Central African Republic - Geography
The Central African Republic is near the center of the African continent [hence the highly imaginative name]. Composed of an area of 622,980 square kilometers (240,324 square miles), the C.A.R. is slightly smaller than Texas. The country measures approximately 840 miles from east to west and 470 miles from north to south. Bangui, along the Oubangui River, is the country's capital city. The city is surrounded by several hills and has an estimated population of 500,000. Most of the buildings in the city were built during the rule of Colonel Jean-Bedel Bokassa in the 1960s and 1970s.
The C.A.R. maintains a total of 5,203 kilometers of continuous land boundaries; 1,577 kilometers with Democratic Republic of the Congo (Zaire); l, 165 kilometers with Sudan; 1, 197 kilometers with Chad; 797 kilometers with Cameroon; and 467 kilometers with the Republic of Congo (Brazzaville). Currently there are no international disputes.
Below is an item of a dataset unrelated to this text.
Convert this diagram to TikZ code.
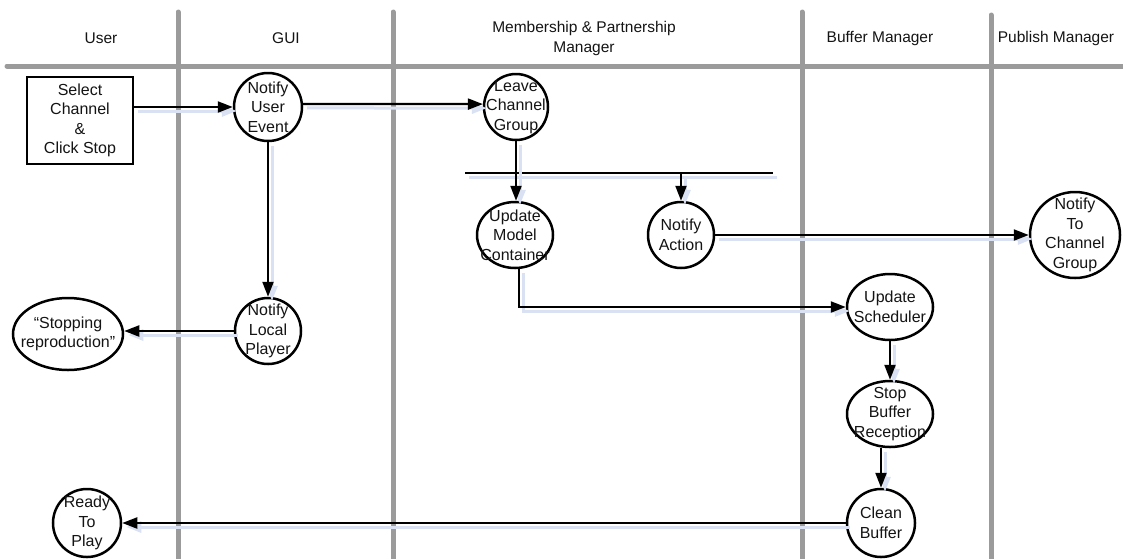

The C.A.R. consists mostly of plateaus that range from 600 to 900 meters (1,960 to 2,952 feet) above sea level, although there are hills in the west near Bouar (Y ade Massif) and the northeast (Bongo Massif) that reach an altitude of 1,400 meters. There are unusual stone monuments near Bouar in the northwest; their origins are uncertain. Vegetation varies from tropical rainforest in the south to semidesert in the northeast, but most of the country is savanna. Tributaries of the Chari and Log one Rivers in the north drain into Lake Chad; the Chinko, Mbari, Kotto, Ouaka, Lobaye, and Sangha tributaries in the south empty into the Oubangui/Congo River system.
The Central African Republic is the nineteenth largest country of Africa. Almost the size of Texas and claiming an area of 238,000 square miles, it is the geographical hub of the continent. It is bounded by the Republic of Chad on the north, the Republic of Sudan on the east, the Republic of Cameroun on the west, and the DR Congo and Congo (Brazzaville) on the south. Close to the equator, most of the territory lies betwleen 3 and 11 degrees of northern latitude. It is also a landlocked country, 300 miles from the sea at its closest point.
Geographically the CAR consists of a vast rolling plateau with an average altitude of 2000 feet. In the north there are broad, open savannahs, but as one proceeds south the savannah gives way to gallery forests, then to an equatorial rain forest in the extreme southwest. There is wild game in the Republic: grazing animals inhabit the savannah while gorillas, chimpanzees and other arboreal creatures make their home in the rain forests. Fish, crocodiles, and hippopotamuses abound in the rivers.
There is an immense river system in the CAR inasmuch as the country is a watershed for the Chad basin to the north and the Congo basin to the south. The Ubangi river of Equatorial Africa is the chief northern affluent of the Congo. The Ubangi is formed by the junction of the Mbomu and the Welle, both of which rise on the north-eastern rim of the Congo basin. The Ubangi takes the name of Makua in its middle course, higher up, and that of Welle near its head-waters. It was at one time thought to afford almost unbroken water communication from Stanley Pool across the continent to the Nile basin in the east, and to the Chad basin, through the River Shari, in the north. In the late 19th Century it seemed to some that this Ubangi-MakuaWelle River must prove of vast importance in the future development of Central Africa, but this did not happen. Unfortunately, many of the rivers are not navigable for long distances.
The two navigable waterways are the Oubangui River to the Congo River and the Sangha River. Barges with up to 800-metric-ton loads can travel along the Oubangui from the port of Kilongo at Bangui to Brazzaville, Congo during the rainy season, but the watercourse becomes impassable during the dry season. The Sangha, with its port at Salo, is used primarily during the rainy season to transport timber. It is navigable from Salo south, but the section between Salo and Nola port (which is located in the southwest tip of the country) is only navigable 7 months during the rainy season. A small section of the Lobaye River, which flows into the Oubangui, is navigable near M'baiki to Zinga (near Bangui).
Small inland waterways are used for trade and transport by rafts and dugout canoes. There are ferries to the Democratic Republic of Congo (DROC, or former Zaire) at Zinga, Mobaye, and Bangassou; they are all owned by a DROC government company and may be closed due to ongoing conflict in that country.